§ WHAT IS BEING ASKED:
Would you write out the listing verbatim and skip every picture in it?

LISTING start

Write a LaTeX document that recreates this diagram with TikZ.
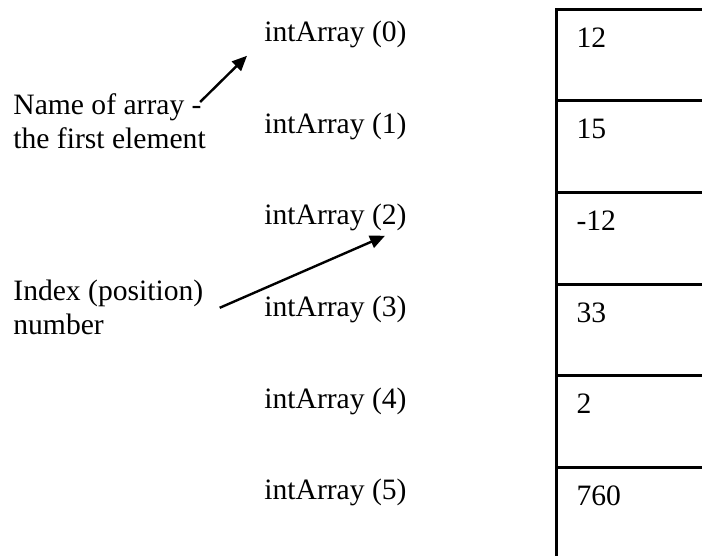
\documentclass[tikz,border=0pt]{standalone}
\usepackage{fontspec}
\setmainfont{Liberation Serif}
\usetikzlibrary{positioning, arrows.meta}

\begin{document}
\begin{tikzpicture}[
    x=0.5pt, y=-0.5pt,
    every node/.style={font=\fontsize{14.8}{17}\selectfont},
    idxlabel/.style={anchor=base west, inner sep=2pt},
    cell/.style={rectangle, draw, line width=1.5pt, anchor=north west,
                 minimum width=100pt, minimum height=45.75pt,
                 text width=80pt, align=left, inner xsep=10pt, inner ysep=0pt,
                 text height=19pt, text depth=26.75pt},
    note/.style={align=left, inner sep=0pt, anchor=north west},
    pointer/.style={-{Triangle[length=7.5pt,width=6.5pt]}, line width=1.2pt},
  ]
    \clip (0,0) rectangle (702,556);

    % Element names
    \node[idxlabel] (lbl0) at (260,42)    {intArray (0)};
    \node[idxlabel] (lbl1) at (260,133.5) {intArray (1)};
    \node[idxlabel] (lbl2) at (260,225)   {intArray (2)};
    \node[idxlabel] (lbl3) at (260,316.5) {intArray (3)};
    \node[idxlabel] (lbl4) at (260,408)   {intArray (4)};
    \node[idxlabel] (lbl5) at (260,499.5) {intArray (5)};

    % Memory cells (the column runs off the right and bottom edge)
    \node[cell] (cell0) at (555,8)     {12};
    \node[cell] (cell1) at (555,99.5)  {15};
    \node[cell] (cell2) at (555,191)   {-12};
    \node[cell] (cell3) at (555,282.5) {33};
    \node[cell] (cell4) at (555,374)   {2};
    \node[cell] (cell5) at (555,465.5) {760};

    % Notes on the left
    \node[note] (name) at (13,93)
         {Name of array -\\the first element};
    \node[note] (index) at (13,280)
         {Index (position)\\number};

    \draw[pointer] ([xshift=-3pt,yshift=-4.5pt]name.north east)
        -- ([xshift=-6.5pt,yshift=-1.5pt]lbl0.south west);
    \draw[pointer] ([xshift=8pt]index.east)
        -- ([xshift=-13pt]lbl2.south east);
  \end{tikzpicture}
\end{document}
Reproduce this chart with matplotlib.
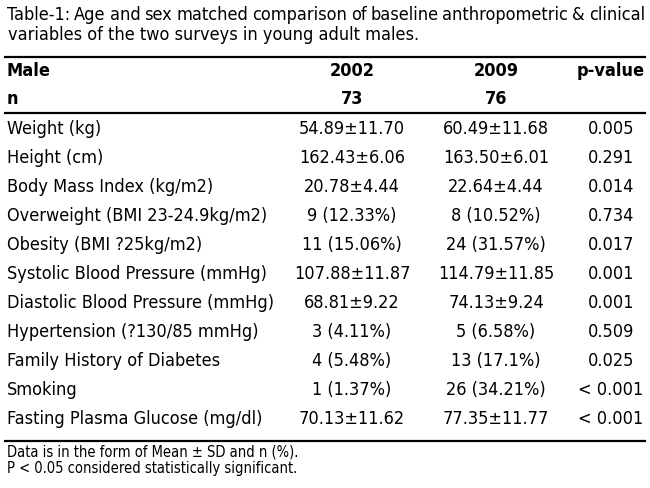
import matplotlib
matplotlib.use("Agg")
import matplotlib.pyplot as plt
from matplotlib.lines import Line2D

# table content
title_lines = ["Table-1: Age and sex matched comparison of baseline anthropometric & clinical",
               "variables of the two surveys in young adult males."]
header = ["Male", "2002", "2009", "p-value"]
n_row = ["n", "73", "76", ""]
variables = ["Weight (kg)", "Height (cm)", "Body Mass Index (kg/m2)",
             "Overweight (BMI 23-24.9kg/m2)", "Obesity (BMI ?25kg/m2)",
             "Systolic Blood Pressure (mmHg)", "Diastolic Blood Pressure (mmHg)",
             "Hypertension (?130/85 mmHg)", "Family History of Diabetes",
             "Smoking", "Fasting Plasma Glucose (mg/dl)"]
values_2002 = ["54.89\u00b111.70", "162.43\u00b16.06", "20.78\u00b14.44", "9 (12.33%)",
               "11 (15.06%)", "107.88\u00b111.87", "68.81\u00b19.22", "3 (4.11%)",
               "4 (5.48%)", "1 (1.37%)", "70.13\u00b111.62"]
values_2009 = ["60.49\u00b111.68", "163.50\u00b16.01", "22.64\u00b14.44", "8 (10.52%)",
               "24 (31.57%)", "114.79\u00b111.85", "74.13\u00b19.24", "5 (6.58%)",
               "13 (17.1%)", "26 (34.21%)", "77.35\u00b111.77"]
p_values = ["0.005", "0.291", "0.014", "0.734", "0.017", "0.001", "0.001",
            "0.509", "0.025", "< 0.001", "< 0.001"]
footnotes = ["Data is in the form of Mean \u00b1 SD and n (%).",
             "P < 0.05 considered statistically significant."]

plt.rcParams['font.family'] = ["DejaVu Sans"]
plt.rcParams['font.stretch'] = "condensed"

W, H = 650, 488
fig = plt.figure(figsize=(W / 100, H / 100), dpi=100)
fig.patch.set_facecolor("white")


def fx(px):
    return px / W


def fy(py):
    return 1 - py / H


renderer = fig.canvas.get_renderer()


def word_widths(words, size):
    out = []
    for w in words:
        t = fig.text(0, 0, w, fontsize=size)
        out.append(t.get_window_extent(renderer).width)
        t.remove()
    return out


def justified(text, y, x0, x1, size):
    # spread words across the full width, like the printed caption
    words = text.split(" ")
    widths = word_widths(words, size)
    while (x1 - x0 - sum(widths)) / (len(words) - 1) < 3:
        size -= 0.25
        widths = word_widths(words, size)
    gap = (x1 - x0 - sum(widths)) / (len(words) - 1)
    x = x0
    for w, wd in zip(words, widths):
        fig.text(fx(x), fy(y), w, fontsize=size, va="center", ha="left")
        x += wd + gap
    return size


tsize = justified(title_lines[0], 15, 7, 645, 13)
fig.text(fx(8), fy(35), title_lines[1], fontsize=tsize, va="center", ha="left")

col_x = [7, 352, 496, 611]


def hline(y, lw):
    fig.add_artist(Line2D([fx(5), fx(645)], [fy(y), fy(y)], color="black", lw=lw))


def row(cells, y, bold=False):
    wt = "bold" if bold else "normal"
    fig.text(fx(col_x[0]), fy(y), cells[0], fontsize=13, va="center", ha="left", weight=wt)
    for x, c in zip(col_x[1:], cells[1:]):
        fig.text(fx(x), fy(y), c, fontsize=13, va="center", ha="center", weight=wt)


hline(57, 1.6)
row(header, 71, bold=True)
row(n_row, 99, bold=True)
hline(113, 1.6)

row_step = 29
y = 129
for cells in zip(variables, values_2002, values_2009, p_values):
    row(cells, y)
    y += row_step

hline(441, 1.6)
fig.text(fx(7), fy(452), footnotes[0], fontsize=10.5, va="center", ha="left")
fig.text(fx(7), fy(468), footnotes[1], fontsize=10.5, va="center", ha="left")

fig.savefig("out.png", dpi=100)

LISTING end

§ FINISHED ANSWER:
Write a LaTeX document that recreates this diagram with TikZ.
\documentclass[tikz,border=0pt]{standalone}
\usepackage{fontspec}
\setmainfont{Liberation Serif}
\usetikzlibrary{positioning, arrows.meta}

\begin{document}
\begin{tikzpicture}[
    x=0.5pt, y=-0.5pt,
    every node/.style={font=\fontsize{14.8}{17}\selectfont},
    idxlabel/.style={anchor=base west, inner sep=2pt},
    cell/.style={rectangle, draw, line width=1.5pt, anchor=north west,
                 minimum width=100pt, minimum height=45.75pt,
                 text width=80pt, align=left, inner xsep=10pt, inner ysep=0pt,
                 text height=19pt, text depth=26.75pt},
    note/.style={align=left, inner sep=0pt, anchor=north west},
    pointer/.style={-{Triangle[length=7.5pt,width=6.5pt]}, line width=1.2pt},
  ]
    \clip (0,0) rectangle (702,556);

    % Element names
    \node[idxlabel] (lbl0) at (260,42)    {intArray (0)};
    \node[idxlabel] (lbl1) at (260,133.5) {intArray (1)};
    \node[idxlabel] (lbl2) at (260,225)   {intArray (2)};
    \node[idxlabel] (lbl3) at (260,316.5) {intArray (3)};
    \node[idxlabel] (lbl4) at (260,408)   {intArray (4)};
    \node[idxlabel] (lbl5) at (260,499.5) {intArray (5)};

    % Memory cells (the column runs off the right and bottom edge)
    \node[cell] (cell0) at (555,8)     {12};
    \node[cell] (cell1) at (555,99.5)  {15};
    \node[cell] (cell2) at (555,191)   {-12};
    \node[cell] (cell3) at (555,282.5) {33};
    \node[cell] (cell4) at (555,374)   {2};
    \node[cell] (cell5) at (555,465.5) {760};

    % Notes on the left
    \node[note] (name) at (13,93)
         {Name of array -\\the first element};
    \node[note] (index) at (13,280)
         {Index (position)\\number};

    \draw[pointer] ([xshift=-3pt,yshift=-4.5pt]name.north east)
        -- ([xshift=-6.5pt,yshift=-1.5pt]lbl0.south west);
    \draw[pointer] ([xshift=8pt]index.east)
        -- ([xshift=-13pt]lbl2.south east);
  \end{tikzpicture}
\end{document}
Reproduce this chart with matplotlib.
import matplotlib
matplotlib.use("Agg")
import matplotlib.pyplot as plt
from matplotlib.lines import Line2D

# table content
title_lines = ["Table-1: Age and sex matched comparison of baseline anthropometric & clinical",
               "variables of the two surveys in young adult males."]
header = ["Male", "2002", "2009", "p-value"]
n_row = ["n", "73", "76", ""]
variables = ["Weight (kg)", "Height (cm)", "Body Mass Index (kg/m2)",
             "Overweight (BMI 23-24.9kg/m2)", "Obesity (BMI ?25kg/m2)",
             "Systolic Blood Pressure (mmHg)", "Diastolic Blood Pressure (mmHg)",
             "Hypertension (?130/85 mmHg)", "Family History of Diabetes",
             "Smoking", "Fasting Plasma Glucose (mg/dl)"]
values_2002 = ["54.89\u00b111.70", "162.43\u00b16.06", "20.78\u00b14.44", "9 (12.33%)",
               "11 (15.06%)", "107.88\u00b111.87", "68.81\u00b19.22", "3 (4.11%)",
               "4 (5.48%)", "1 (1.37%)", "70.13\u00b111.62"]
values_2009 = ["60.49\u00b111.68", "163.50\u00b16.01", "22.64\u00b14.44", "8 (10.52%)",
               "24 (31.57%)", "114.79\u00b111.85", "74.13\u00b19.24", "5 (6.58%)",
               "13 (17.1%)", "26 (34.21%)", "77.35\u00b111.77"]
p_values = ["0.005", "0.291", "0.014", "0.734", "0.017", "0.001", "0.001",
            "0.509", "0.025", "< 0.001", "< 0.001"]
footnotes = ["Data is in the form of Mean \u00b1 SD and n (%).",
             "P < 0.05 considered statistically significant."]

plt.rcParams['font.family'] = ["DejaVu Sans"]
plt.rcParams['font.stretch'] = "condensed"

W, H = 650, 488
fig = plt.figure(figsize=(W / 100, H / 100), dpi=100)
fig.patch.set_facecolor("white")


def fx(px):
    return px / W


def fy(py):
    return 1 - py / H


renderer = fig.canvas.get_renderer()


def word_widths(words, size):
    out = []
    for w in words:
        t = fig.text(0, 0, w, fontsize=size)
        out.append(t.get_window_extent(renderer).width)
        t.remove()
    return out


def justified(text, y, x0, x1, size):
    # spread words across the full width, like the printed caption
    words = text.split(" ")
    widths = word_widths(words, size)
    while (x1 - x0 - sum(widths)) / (len(words) - 1) < 3:
        size -= 0.25
        widths = word_widths(words, size)
    gap = (x1 - x0 - sum(widths)) / (len(words) - 1)
    x = x0
    for w, wd in zip(words, widths):
        fig.text(fx(x), fy(y), w, fontsize=size, va="center", ha="left")
        x += wd + gap
    return size


tsize = justified(title_lines[0], 15, 7, 645, 13)
fig.text(fx(8), fy(35), title_lines[1], fontsize=tsize, va="center", ha="left")

col_x = [7, 352, 496, 611]


def hline(y, lw):
    fig.add_artist(Line2D([fx(5), fx(645)], [fy(y), fy(y)], color="black", lw=lw))


def row(cells, y, bold=False):
    wt = "bold" if bold else "normal"
    fig.text(fx(col_x[0]), fy(y), cells[0], fontsize=13, va="center", ha="left", weight=wt)
    for x, c in zip(col_x[1:], cells[1:]):
        fig.text(fx(x), fy(y), c, fontsize=13, va="center", ha="center", weight=wt)


hline(57, 1.6)
row(header, 71, bold=True)
row(n_row, 99, bold=True)
hline(113, 1.6)

row_step = 29
y = 129
for cells in zip(variables, values_2002, values_2009, p_values):
    row(cells, y)
    y += row_step

hline(441, 1.6)
fig.text(fx(7), fy(452), footnotes[0], fontsize=10.5, va="center", ha="left")
fig.text(fx(7), fy(468), footnotes[1], fontsize=10.5, va="center", ha="left")

fig.savefig("out.png", dpi=100)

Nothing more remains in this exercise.